Dunia anime diguncang oleh temuan mengejutkan dari laporan data penonton terbaru: anime adaptasi manhwa Korea, Solo Leveling, kini tercatat mengungguli Dragon Ball Daima dalam popularitas global di beberapa platform streaming dan media sosial. Di tengah dominasi panjang seri Dragon Ball sebagai ikon budaya pop Jepang, lonjakan Solo Leveling ini menjadi tanda bahwa lanskap anime global tengah berubah—dan berubah cepat.
Lonjakan Popularitas: Bukan Sekadar Hype
Menurut data pemantauan dari platform seperti MyAnimeList, Anilist, dan agregator pencarian Google Trends, Solo Leveling secara konsisten menduduki peringkat atas dalam kategori “Most Watched” dan “Most Discussed” sejak penayangan perdananya. Bahkan, di minggu keempat sejak tayang perdana, seri ini mencatat lebih dari 10 juta penonton aktif di Crunchyroll dan menjadi trending di X (sebelumnya Twitter) di lebih dari 20 negara.
Sementara itu, Dragon Ball Daima, yang menjadi proyek spesial untuk peringatan waralaba Dragon Ball, memang mencuri perhatian berkat nostalgia dan perubahan gaya desain karakter yang lebih chibi dan ringan. Namun, data menunjukkan bahwa antusiasme tersebut cenderung mereda setelah dua minggu pertama penayangan trailer dan informasi awal.
“Kami melihat pergeseran minat ke arah cerita yang lebih kompleks, karakter yang tumbuh dari nol, dan sistem kekuatan yang progresif—itu semua ada di Solo Leveling,” ungkap Hayato Nakamura, analis budaya pop dari Tokyo Media Watch.
Bukan Hanya Angka: Apa yang Membuat Solo Leveling Menonjol?
Keberhasilan Solo Leveling bukan semata karena visual memukau dari A-1 Pictures atau hype dari penggemar manhwa. Ini adalah kombinasi dari:
- Narasi yang relatable: Karakter utama, Sung Jin-Woo, adalah tipe “underdog” yang bangkit dengan kekuatannya sendiri.

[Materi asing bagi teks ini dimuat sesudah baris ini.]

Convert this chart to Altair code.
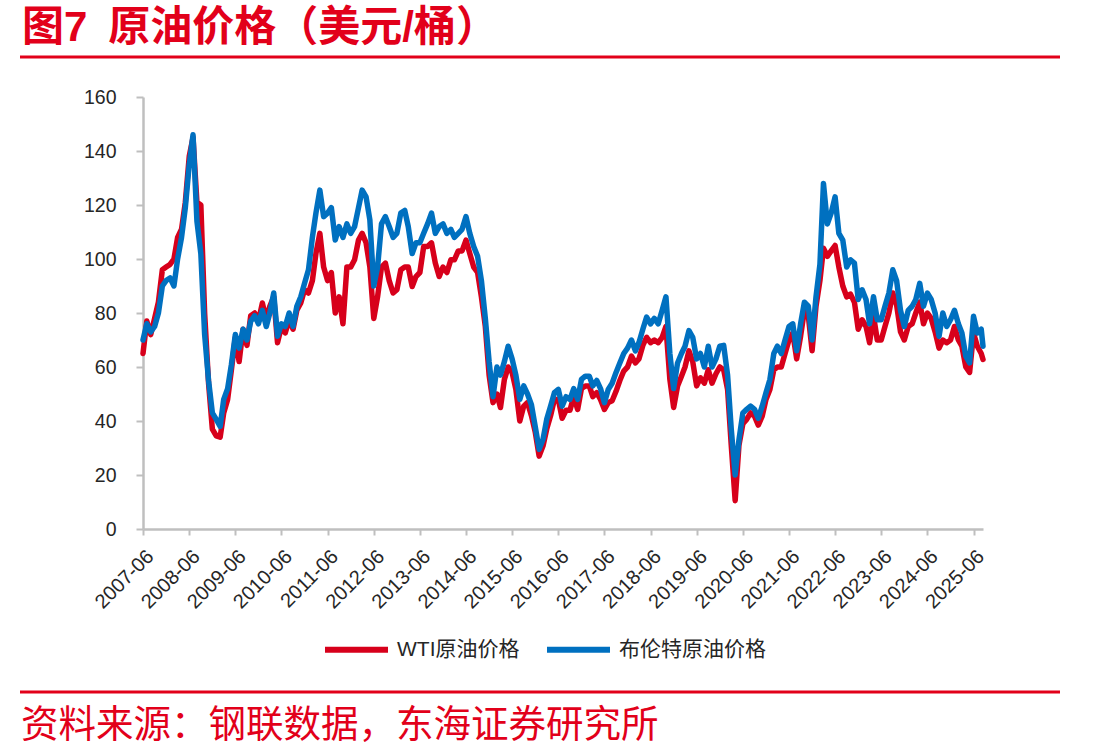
import altair as alt
import pandas as pd

# ---- data (monthly, 2007-06 .. 2025-08, plus last point) ----
months = pd.date_range("2007-06-01", "2025-08-01", freq="MS").strftime("%Y-%m-%dT00:00:00").tolist() + ["2025-08-15T00:00:00"]

wti = [
    65, 77, 72, 78, 84, 96, 97,                                   # 2007 Jun-Dec
    98, 100, 108, 111, 121, 138, 145, 121, 120, 80, 54, 37,       # 2008
    34.5, 34, 43, 48, 59, 71, 62, 74, 68, 79, 80, 77,             # 2009
    83.7, 77.5, 82.5, 86, 69, 75, 72.6, 77.5, 74, 81, 83.7, 88.6, # 2010
    87.4, 92, 102, 109.5, 97, 92, 95, 80, 86, 76, 97, 97,         # 2011
    99.7, 107, 109.5, 106, 97, 78, 86, 97, 98.5, 92, 87.4, 88.6,  # 2012
    96, 97, 97, 89.8, 93.5, 95, 104.6, 104.6, 106, 98.5, 93.5, 97,# 2013
    95, 99.7, 99.7, 103, 103, 107, 102, 97, 95, 86, 75, 57,       # 2014
    46.8, 50, 45, 55.4, 60, 58, 51.7, 40, 45.5, 46.8, 42, 36,     # 2015
    27, 30.8, 37, 42, 48, 48, 41, 44, 44, 49, 44.3, 52,           # 2016
    53, 53, 49, 50.5, 48, 44.3, 46.8, 47.5, 51, 55, 58.5, 60,     # 2017
    64, 61.5, 63, 68, 71, 69, 70, 69, 71, 75, 55.4, 45,           # 2018
    53, 56.6, 60, 66, 62, 53, 56, 54, 59, 54, 57.5, 60,           # 2019
    59, 51.7, 31, 10.5, 31, 39, 40.6, 43, 41.8, 38.5, 41.8, 48,   # 2020
    51.7, 59, 60, 60, 65, 70, 72.6, 63, 71.4, 81, 79, 66,         # 2021
    82.5, 92, 104, 101, 103, 105, 97, 90, 86, 87, 84, 74,         # 2022
    77.5, 75, 69, 79, 70, 70, 75, 80, 87.4, 83, 73, 70,           # 2023
    75, 76, 80, 84, 76, 80, 78, 73, 67, 70, 69, 70,               # 2024
    75, 70, 67.7, 60, 58, 72.6, 67.7, 65, 62.8,                   # 2025
]

brent = [
    70, 76, 73, 75, 80, 90, 92,                                   # 2007 Jun-Dec
    93, 90, 100, 108, 119, 135, 146, 114, 102, 72, 55, 43,        # 2008
    40.6, 38, 48, 52, 61, 72, 67, 74, 70, 77, 79, 76,             # 2009
    81, 75, 80, 87.4, 71.4, 76, 75, 80, 75, 82.5, 86, 91,         # 2010
    96, 108, 117, 125.5, 115.7, 117, 119, 107, 112, 108, 113, 109.5,  # 2011
    112, 119, 125.5, 123, 114.5, 90, 97, 113, 115.7, 112, 108, 109.5, # 2012
    117, 118, 112, 102, 106, 106, 109.5, 113, 117, 109.5, 112, 113,   # 2013
    109.5, 111, 108, 109.5, 111, 115.7, 109.5, 104.6, 101, 92, 78, 62,# 2014
    49, 60, 57, 62, 67.7, 63, 57, 48, 53, 50, 46, 38,             # 2015
    29.5, 33.2, 40.6, 45.5, 50.5, 51.7, 45.5, 49, 48, 52, 48, 55.4,   # 2016
    56.6, 56.6, 53, 55, 52, 46.8, 51.7, 54, 58, 61.5, 65, 67,     # 2017
    70, 66, 69, 74, 78.5, 76, 78, 76, 81, 86, 65, 52,             # 2018
    61.5, 65, 67.7, 73.5, 71, 63, 65, 60, 67.7, 60, 63, 67.7,     # 2019
    68, 57, 37, 20, 33, 43, 44.3, 45.5, 44.3, 41, 45.5, 50.5,     # 2020
    55.4, 65, 67.7, 65, 70, 75, 76, 66, 76, 84, 82.5, 70,         # 2021
    86, 98, 128, 113, 117, 123, 109.5, 107, 97, 99.7, 98.5, 85,   # 2022
    88.6, 85, 76, 86, 77.5, 77.5, 82.5, 87.4, 96, 92, 81, 75,     # 2023
    81, 82.5, 85, 91, 82.5, 87.4, 85, 80, 71.4, 80, 75, 77.5,     # 2024
    81, 76, 72.6, 64, 61.5, 78.8, 72.6, 74, 67.7,                 # 2025
]

series_names = ["WTI原油价格", "布伦特原油价格"]
line_colors = ["#D7001B", "#0070C0"]
tick_years = list(range(2007, 2026))
y_ticks = [0, 20, 40, 60, 80, 100, 120, 140, 160]
title_text = "图7\u2002原油价格（美元/桶）"
source_text = "资料来源：钢联数据，东海证券研究所"

RED = "#E2001A"
AXIS_GRAY = "#BFBFBF"
LABEL_COLOR = "#262626"
LATIN_FONT = "Liberation Sans, Noto Sans CJK SC"
CJK_FONT = "Noto Sans CJK SC"

df = pd.DataFrame({
    "date": months + months,
    "value": wti + brent,
    "series": [series_names[0]] * len(wti) + [series_names[1]] * len(brent),
})

x_enc = alt.X(
    "date:T",
    scale=alt.Scale(domain=[alt.DateTime(year=2007, month=6, date=1),
                            alt.DateTime(year=2025, month=8, date=15)], nice=False),
    axis=alt.Axis(
        values=[alt.DateTime(year=y, month=6, date=1) for y in tick_years],
        format="%Y-%m", labelAngle=-45, labelAlign="right", labelBaseline="top",
        labelPadding=11, labelFont=LATIN_FONT, labelFontSize=20, labelColor=LABEL_COLOR,
        labelOverlap=False, labelFlush=False, labelBound=False,
        domainColor=AXIS_GRAY, domainWidth=2.5, tickColor=AXIS_GRAY, tickWidth=2,
        tickSize=6, grid=False, title=None,
    ),
)
y_enc = alt.Y(
    "value:Q",
    scale=alt.Scale(domain=[0, 160], nice=False, zero=True),
    axis=alt.Axis(
        values=y_ticks, labelFont=LATIN_FONT, labelFontSize=19.5, labelColor=LABEL_COLOR,
        labelPadding=20, domainColor=AXIS_GRAY, domainWidth=2.5, tickColor=AXIS_GRAY,
        tickWidth=2, tickSize=7, grid=False, title=None,
    ),
)
color_enc = alt.Color(
    "series:N",
    scale=alt.Scale(domain=series_names, range=line_colors),
    legend=alt.Legend(
        title=None, orient="none", legendX=179, legendY=518, direction="horizontal",
        symbolType="stroke", symbolSize=3969, symbolStrokeWidth=6, labelOffset=6,
        columnPadding=15, labelFont=LATIN_FONT, labelFontSize=21, labelColor=LABEL_COLOR,
        labelLimit=400, padding=0,
    ),
)

base = alt.Chart(df).mark_line(strokeWidth=5.5, strokeJoin="round", strokeCap="round").encode(
    x=x_enc, y=y_enc, color=color_enc
)
wti_line = base.transform_filter(alt.datum.series == series_names[0])
brent_line = base.transform_filter(alt.datum.series == series_names[1])

one = pd.DataFrame({"k": [0]})
title_mark = alt.Chart(pd.DataFrame({"t": [title_text]})).mark_text(
    font=LATIN_FONT, fontSize=42, fontWeight="bold", color=RED, align="left", baseline="alphabetic"
).encode(x=alt.value(-121), y=alt.value(-56), text="t:N")
top_rule = alt.Chart(one).mark_rule(color=RED, strokeWidth=3).encode(
    x=alt.value(-123), x2=alt.value(917), y=alt.value(-40))
bottom_rule = alt.Chart(one).mark_rule(color=RED, strokeWidth=3).encode(
    x=alt.value(-123), x2=alt.value(917), y=alt.value(595))
source_mark = alt.Chart(pd.DataFrame({"t": [source_text]})).mark_text(
    font=CJK_FONT, fontSize=37.5, color=RED, align="left", baseline="alphabetic"
).encode(x=alt.value(-122), y=alt.value(640), text="t:N")

chart = alt.layer(
    wti_line, brent_line, title_mark, top_rule, bottom_rule, source_mark
).properties(
    width=840, height=432,
    padding={"left": 143, "top": 97, "right": 125, "bottom": 226},
    autosize=alt.AutoSizeParams(type="none"),
    background="white",
).configure_view(stroke=None)

chart.save("out.html", embed_options={"renderer": "svg", "actions": False})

Ini resonan dengan generasi muda yang mencari cerita perjuangan dari bawah, bukan warisan kekuatan.
- Produksi internasional: Sebagai anime lintas budaya (Korea x Jepang), produksi Solo Leveling melibatkan tim multinasional, menjadikannya sangat cocok untuk pasar global.
- Ekosistem penggemar digital: Dari Reddit, TikTok, hingga Discord, komunitas penggemar Solo Leveling lebih aktif dan agresif dalam membuat konten turunan—dari analisis karakter, animasi ulang, hingga spekulasi plot.
Sebaliknya, Dragon Ball Daima, meski didukung oleh nama besar Akira Toriyama (almarhum), dianggap belum menghadirkan sesuatu yang cukup “baru” bagi penonton muda, selain dari perubahan gaya visual.
Dunia yang Berubah: Generasi Baru, Selera Baru
Fenomena ini mencerminkan pergeseran besar dalam ekosistem anime global. Jika dulu dominasi Shonen klasik seperti Naruto, One Piece, dan Dragon Ball hampir tak tergoyahkan, kini generasi baru penonton mulai mengarahkan perhatian mereka ke cerita-cerita yang lebih relevan dengan zaman.
“Saya tumbuh bersama Dragon Ball, tapi saat nonton Solo Leveling, saya merasa itu anime untuk zaman saya sekarang. Lebih gelap, lebih cepat, dan lebih grounded,” ujar Andre, mahasiswa penggemar anime dari Jakarta.
Apakah Dragon Ball Mulai Pudar?
Belum tentu. Dragon Ball masih memegang status legendaris yang tak mudah digeser. Namun, Daima mungkin bukan seri yang tepat untuk memikul ekspektasi sebagai kebangkitan besar waralaba. Banyak penggemar lama menyambut Daima dengan hangat, tetapi generasi baru mungkin menganggapnya “terlalu aman.”
Sementara itu, Solo Leveling punya semua elemen untuk tumbuh menjadi waralaba masa depan: komik aslinya sukses, animenya meledak, dan game-nya sudah dalam tahap pengembangan.